There are no easy answers. Yet it merits to briefly look back to the European Enlightenment when cosmopolitanism was first developed as a political concept for modernity: For the normative idea of humanity formulated by this project was (and continues to be) male, bourgeois, and white. The Enlightenment embraced the liberal promises of a globalising economy, yet preferred to be oblivious to, or even complicit with, the entanglements of capitalism, slavery and colonialism. It derived a cosmopolitan vision from and for the aspiring middle classes as the answer to European despotism, irrespective of the ongoing disenfranchisement, dehumanisation, and extermination of their Others. While we do not blame the long trajectory of such major cosmopolitan thought for the ever more unequal, unjust and unkind world of the 21st century, we insist that its academic and political valorisation must be checked.

Minor cosmopolitanisms challenges the world historical model of major cosmopolitanism, without wishing to let go of the unfulfilled emancipatory potential of the Enlightenment. We argue that this potential can unfold only when visions of and for the world converse, on an equal footing, across the planet. This is why we advocate minor cosmopolitanisms expressedly in the plural, and imbued with a sense of modesty. This approach acknowledges that binding norms for all remain the essence of cosmopolitan thinking, action and sentiment. Yet it cautions that these can only formulate provisional agreements, open to contestation and change. Minor cosmopolitanisms is about truly accepting difference without abandoning a shared vision of conviviality and justice.

In our work we are less intrigued by philosophical ideals or sociological utopias, than by projects that create worlds from specific local, historical and political situations without necessarily already knowing them. We wish to bring into conversation cosmopolitanisms in process: in writing, in performance, often in responding to existing and firmly delineated orders. We look for them in public spaces, in theory, literature and film, in theatres, museums and community centres, in the social media, in artefacts, in everyday experiences, interactions and encounters.

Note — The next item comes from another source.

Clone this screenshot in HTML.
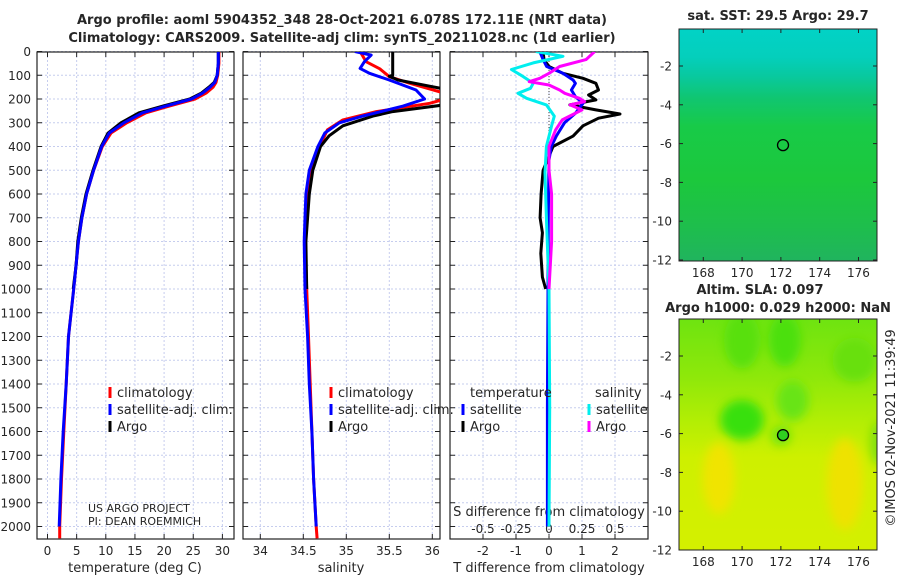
<!DOCTYPE html>
<html><head><meta charset="utf-8"><style>
body{margin:0;background:#fff;}
svg text{font-family:"DejaVu Sans","Liberation Sans",sans-serif;fill:#262626;}
</style></head><body>
<svg id="fig" width="900" height="580" viewBox="0 0 900 580" xmlns="http://www.w3.org/2000/svg">
<defs>
<linearGradient id="sstGrad" x1="0" y1="0" x2="0" y2="1">
<stop offset="0" stop-color="#02d2c6"/><stop offset="0.12" stop-color="#04cfbc"/>
<stop offset="0.2" stop-color="#08c9a0"/><stop offset="0.3" stop-color="#10c670"/><stop offset="0.42" stop-color="#18ca48"/>
<stop offset="0.65" stop-color="#1cc83c"/><stop offset="0.85" stop-color="#1ebe4c"/><stop offset="1" stop-color="#20b45e"/>
</linearGradient>
<linearGradient id="slaGrad" x1="0" y1="0" x2="0" y2="1">
<stop offset="0" stop-color="#6ee410"/><stop offset="0.25" stop-color="#8ee80a"/>
<stop offset="0.45" stop-color="#b4ee04"/><stop offset="0.6" stop-color="#cef000"/><stop offset="1" stop-color="#d4f000"/>
</linearGradient>
<filter id="blur" x="-50%" y="-50%" width="200%" height="200%"><feGaussianBlur stdDeviation="5"/></filter>
<clipPath id="c1"><rect x="37" y="52" width="197" height="487"/></clipPath>
<clipPath id="c2"><rect x="243" y="52" width="197" height="487"/></clipPath>
<clipPath id="c3"><rect x="450" y="52" width="198" height="487"/></clipPath>
<clipPath id="cm2"><rect x="679" y="319" width="198" height="231"/></clipPath>
</defs>
<g id="root"></g>
</svg>
<script>
// ---- data ----
const depthTicks=[0,100,200,300,400,500,600,700,800,900,1000,1100,1200,1300,1400,1500,1600,1700,1800,1900,2000];
const tempTicks=[0,5,10,15,20,25,30];
const salTicks=[34,34.5,35,35.5,36];
const salTickLabels=["34","34.5","35","35.5","36"];
const tdiffTicks=[-2,-1,0,1,2];
const sdiffTicks=[-0.5,-0.25,0,0.25,0.5];
const sdiffTickLabels=["-0.5","-0.25","0","0.25","0.5"];

const tClimDepth=[0,50,100,130,150,175,200,230,258,300,343,400,500,600,700,800,1000,1200,1400,1600,1800,2000,2050];
const tClim=[29.4,29.4,29.2,28.9,28.4,27.2,25.3,20.9,16.9,13.6,10.9,9.4,7.9,6.7,5.9,5.3,4.5,3.6,3.2,2.8,2.4,2.1,2.1];
const tSatDepth=[0,50,100,130,150,175,200,230,258,300,343,400,500,600,700,800,1000,1200,1400,1600,1800,2000];
const tSat=[29.3,29.3,29.1,28.7,27.9,26.6,24.7,20.3,16.3,13.1,10.6,9.3,7.9,6.7,5.9,5.3,4.5,3.6,3.2,2.7,2.3,2.0];
const tArgoDepth=[0,50,100,130,150,175,200,230,258,300,343,400,500,600,700,800,900,1000];
const tArgo=[29.3,29.3,29.1,28.6,27.7,26.4,24.4,19.8,15.7,12.6,10.4,9.2,7.8,6.6,5.8,5.2,4.9,4.4];

const sClimDepth=[0,43,73,106,134,170,190,218,253,288,330,400,500,600,800,1000,1200,1400,1600,1800,2000,2050];
const sClim=[35.16,35.23,35.39,35.5,35.74,36.09,36.25,35.97,35.35,34.96,34.78,34.69,34.58,34.54,34.52,34.54,34.56,34.58,34.6,34.62,34.65,34.66];
const sSatDepth=[0,15,43,71,92,120,162,200,230,272,300,343,400,500,600,700,800,1000,1200,1400,1600,1800,2000];
const sSat=[35.1,35.29,35.21,35.16,35.27,35.5,35.81,35.91,35.66,35.19,34.92,34.75,34.67,34.57,34.53,34.52,34.51,34.52,34.55,34.57,34.6,34.62,34.65];
const sArgoDepth=[0,100,104,120,146,162,205,222,253,272,313,355,400,500,600,700,800,1000];
const sArgo=[35.54,35.54,35.5,35.6,35.97,36.2,36.3,36.2,35.54,35.31,34.96,34.8,34.7,34.61,34.57,34.55,34.53,34.54];

const dTSatDepth=[0,34,63,92,120,134,162,190,218,260,300,356,400,457,700,1000,1500,2000];
const dTSat=[-0.28,-0.18,-0.07,0.42,0.73,0.8,0.68,0.8,1.03,0.8,0.47,0.22,0.07,0.0,-0.02,-0.03,-0.05,-0.05];
const dTArgoDepth=[0,34,63,92,113,134,162,183,204,225,246,263,281,313,356,400,500,600,700,763,850,950,1000];
const dTArgo=[-0.18,-0.15,0.0,0.42,1.03,1.42,1.5,1.2,1.42,0.63,1.42,2.15,1.5,1.03,0.73,0.12,-0.18,-0.24,-0.27,-0.2,-0.25,-0.2,-0.1];
const dSSatDepth=[0,20,48,76,104,134,155,176,197,225,272,313,400,510,700,1000,1500,2000];
const dSSat=[-0.1,0.106,-0.12,-0.285,-0.2,-0.12,-0.14,-0.235,-0.17,-0.02,0.04,0.02,-0.02,-0.03,-0.02,0.0,0.005,0.0];
const dSArgoDepth=[0,34,63,92,113,127,141,162,176,197,211,225,246,288,330,400,500,600,800,1000];
const dSArgo=[0.346,0.28,0.08,0.0,-0.07,-0.15,0.0,0.08,0.12,0.23,0.27,0.16,0.25,0.1,0.05,0.0,0.0,0.02,0.02,0.0];

const lonTicks=[168,170,172,174,176];
const latTicks=[-2,-4,-6,-8,-10,-12];
const argoLon=172.11, argoLat=-6.078;

// ---- scales ----
const NS="http://www.w3.org/2000/svg";
const root=document.getElementById('root');
const yD=d=>51.5+d*0.2375;
const xT=v=>47.5+v*5.83;
const xS=v=>260.3+(v-34)*86;
const xDT=v=>549+v*33;
const xDS=v=>549+v*132;
const xLon=l=>680+(l-166.8)*19.4;
const yLat1=l=>66+(-2-l)*19.4;
const yLat2=l=>356+(-2-l)*19.4;

function mk(tag,attrs,parent){const e=document.createElementNS(NS,tag);for(const k in attrs)e.setAttribute(k,attrs[k]);(parent||root).appendChild(e);return e;}
function txt(x,y,s,size,anchor,weight,parent){const t=mk('text',{x:x,y:y,'font-size':size,'text-anchor':anchor||'middle','font-weight':weight||'normal'},parent);t.textContent=s;return t;}
function line(vals,depths,xf,color,clip,name){
  let d='';vals.forEach((v,i)=>{d+=(i?'L':'M')+xf(v).toFixed(1)+','+yD(depths[i]).toFixed(1);});
  const p=mk('path',{d:d,fill:'none',stroke:color,'stroke-width':3,'stroke-linejoin':'round','clip-path':'url(#'+clip+')'});
  
  
}

// titles
let t=txt(342,24,'Argo profile: aoml 5904352_348 28-Oct-2021 6.078S 172.11E (NRT data)',13,'middle','bold');


t=txt(342,42,'Climatology: CARS2009. Satellite-adj clim: synTS_20211028.nc (1d earlier)',13,'middle','bold');



const panels=[{x0:37,x1:234,clip:'c1'},{x0:243,x1:440,clip:'c2'},{x0:450,x1:648,clip:'c3'}];
panels.forEach((p,pi)=>{
  const g=mk('g',{});
  
  
  depthTicks.forEach(d=>{mk('line',{x1:p.x0,x2:p.x1,y1:yD(d),y2:yD(d),stroke:'#c6cdee','stroke-width':1,'stroke-dasharray':'2,2'},g);
    mk('line',{x1:p.x0,x2:p.x0+5,y1:yD(d),y2:yD(d),stroke:'#222'},g);mk('line',{x1:p.x1-5,x2:p.x1,y1:yD(d),y2:yD(d),stroke:'#222'},g);});
  let xt=pi==0?tempTicks.map(xT):pi==1?salTicks.map(xS):tdiffTicks.map(xDT);
  xt.forEach(x=>{mk('line',{x1:x,x2:x,y1:52,y2:539,stroke:'#c6cdee','stroke-width':1,'stroke-dasharray':'2,2'},g);
    mk('line',{x1:x,x2:x,y1:534,y2:539,stroke:'#222'},g);mk('line',{x1:x,x2:x,y1:52,y2:57,stroke:'#222'},g);});
  mk('rect',{x:p.x0,y:52,width:p.x1-p.x0,height:487,fill:'none',stroke:'#222','stroke-width':1.2},g);
});
depthTicks.forEach(d=>{const e=txt(31,yD(d)+4.5,String(d),12,'end');
  
  });
tempTicks.forEach(v=>{const e=txt(xT(v),555,String(v),12);
  
  });
salTicks.forEach((v,i)=>{const e=txt(xS(v),555,salTickLabels[i],12);
  
  });
tdiffTicks.forEach(v=>{const e=txt(xDT(v),555,String(v),12);
  
  });
sdiffTicks.forEach((v,i)=>{const e=txt(xDS(v),533,sdiffTickLabels[i],12);
  
  });
t=txt(135,572,'temperature (deg C)',13);
t=txt(341,572,'salinity',13);
t=txt(549,572,'T difference from climatology',13);
t=txt(549,516,'S difference from climatology',13);

// zero line panel 3
mk('line',{x1:549,x2:549,y1:52,y2:539,stroke:'#444','stroke-width':1,'stroke-dasharray':'1,2'});

// series
line(tClim,tClimDepth,xT,'#ff0000','c1','temp-climatology-line');
line(tArgo,tArgoDepth,xT,'#000000','c1','temp-argo-line');
line(tSat,tSatDepth,xT,'#0000ff','c1','temp-satellite-line');
line(sClim,sClimDepth,xS,'#ff0000','c2','sal-climatology-line');
line(sArgo,sArgoDepth,xS,'#000000','c2','sal-argo-line');
line(sSat,sSatDepth,xS,'#0000ff','c2','sal-satellite-line');
line(dTArgo,dTArgoDepth,xDT,'#000000','c3','tdiff-argo-line');
line(dTSat,dTSatDepth,xDT,'#0000ff','c3','tdiff-satellite-line');
line(dSSat,dSSatDepth,xDS,'#00eeee','c3','sdiff-satellite-line');
line(dSArgo,dSArgoDepth,xDS,'#ff00ff','c3','sdiff-argo-line');

// legends
function legEntry(x,y,color,label,name){const g=mk('g',{});
  
  
  mk('rect',{x:x-1.5,y:y-10,width:3,height:11,fill:color},g);txt(x+7,y,label,13,'start','normal',g);}
legEntry(110,397,'#ff0000','climatology','legend-entry-climatology');
legEntry(110,414,'#0000ff','satellite-adj. clim.','legend-entry-satellite-adj');
legEntry(110,431,'#000000','Argo','legend-entry-argo');
legEntry(331,397,'#ff0000','climatology','legend-entry-sal-climatology');
legEntry(331,414,'#0000ff','satellite-adj. clim.','legend-entry-sal-satellite-adj');
legEntry(331,431,'#000000','Argo','legend-entry-sal-argo');
t=txt(470,397,'temperature',13,'start');
t=txt(595,397,'salinity',13,'start');
legEntry(463,414,'#0000ff','satellite','legend-entry-tdiff-satellite');
legEntry(463,431,'#000000','Argo','legend-entry-tdiff-argo');
legEntry(589,414,'#00eeee','satellite','legend-entry-sdiff-satellite');
legEntry(589,431,'#ff00ff','Argo','legend-entry-sdiff-argo');
t=txt(88,512,'US ARGO PROJECT',11,'start');
t=txt(88,525,'PI: DEAN ROEMMICH',11,'start');

// maps
function mapPanel(top,bottom,fill,name){
  const g=mk('g',{});
  
  
  mk('rect',{x:679,y:top,width:198,height:bottom-top,fill:fill},g);
  return g;
}
const m1=mapPanel(29,261,'url(#sstGrad)','sst-map');
const m2=mapPanel(319,550,'url(#slaGrad)','sla-map');
const blobs=mk('g',{'clip-path':'url(#cm2)',filter:'url(#blur)'},m2);
[[170,-1.2,18,28,'#58e010'],[172.2,-1.2,16,26,'#4ce010'],[175.8,-2.2,22,22,'#68e010'],[170,-5.3,22,20,'#38e010'],[172.6,-4.3,16,20,'#68e414'],[168.8,-8.3,16,36,'#f0e400'],[175.3,-8.6,18,46,'#eee200'],[177,-6.5,8,22,'#80e010'],[172,-6.1,10,10,'#70e410']].forEach(b=>{
  mk('ellipse',{cx:xLon(b[0]),cy:yLat2(b[1]),rx:b[2],ry:b[3],fill:b[4]},blobs);});
[[m1,yLat1,29,261],[m2,yLat2,319,550]].forEach(([g,yl,top,bot])=>{
  mk('rect',{x:679,y:top,width:198,height:bot-top,fill:'none',stroke:'#222','stroke-width':1},g);
  lonTicks.forEach(l=>{mk('line',{x1:xLon(l),x2:xLon(l),y1:bot-4,y2:bot,stroke:'#222'},g);mk('line',{x1:xLon(l),x2:xLon(l),y1:top,y2:top+4,stroke:'#222'},g);
    txt(xLon(l),bot+16,String(l),12,'middle','normal',g);});
  latTicks.forEach(l=>{mk('line',{x1:679,x2:683,y1:yl(l),y2:yl(l),stroke:'#222'},g);mk('line',{x1:873,x2:877,y1:yl(l),y2:yl(l),stroke:'#222'},g);
    txt(672,yl(l)+4.5,String(l),12,'end','normal',g);});
});
let c=mk('circle',{cx:xLon(argoLon),cy:yLat1(argoLat),r:5.5,fill:'none',stroke:'#000','stroke-width':1.3});


c=mk('circle',{cx:xLon(argoLon),cy:yLat2(argoLat),r:5.5,fill:'#30d020',stroke:'#000','stroke-width':1.3});


t=txt(778,20,'sat. SST: 29.5 Argo: 29.7',13,'middle','bold');
t=txt(760,294,'Altim. SLA: 0.097',13,'middle','bold');
t=txt(778,312,'Argo h1000: 0.029 h2000: NaN',13,'middle','bold');
t=txt(0,0,'©IMOS 02-Nov-2021 11:39:49',13,'middle');
t.setAttribute('transform','translate(895,428) rotate(-90)');


</script>
</body></html>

The RTG minor cosmopolitanisms thus offers a kaleidoscope of views which critique the liberal, imperial, and often very male trajectories of cosmopolitanism. Yet at the very same time, we aspire to revitalise the cosmopolitan idea. We want to create new debates, to forge new coalitions on a planetary scale, to build cooperation across difference: An alliance against the old and the new jingoisms and chauvinisms which throw our planet ever more into crisis.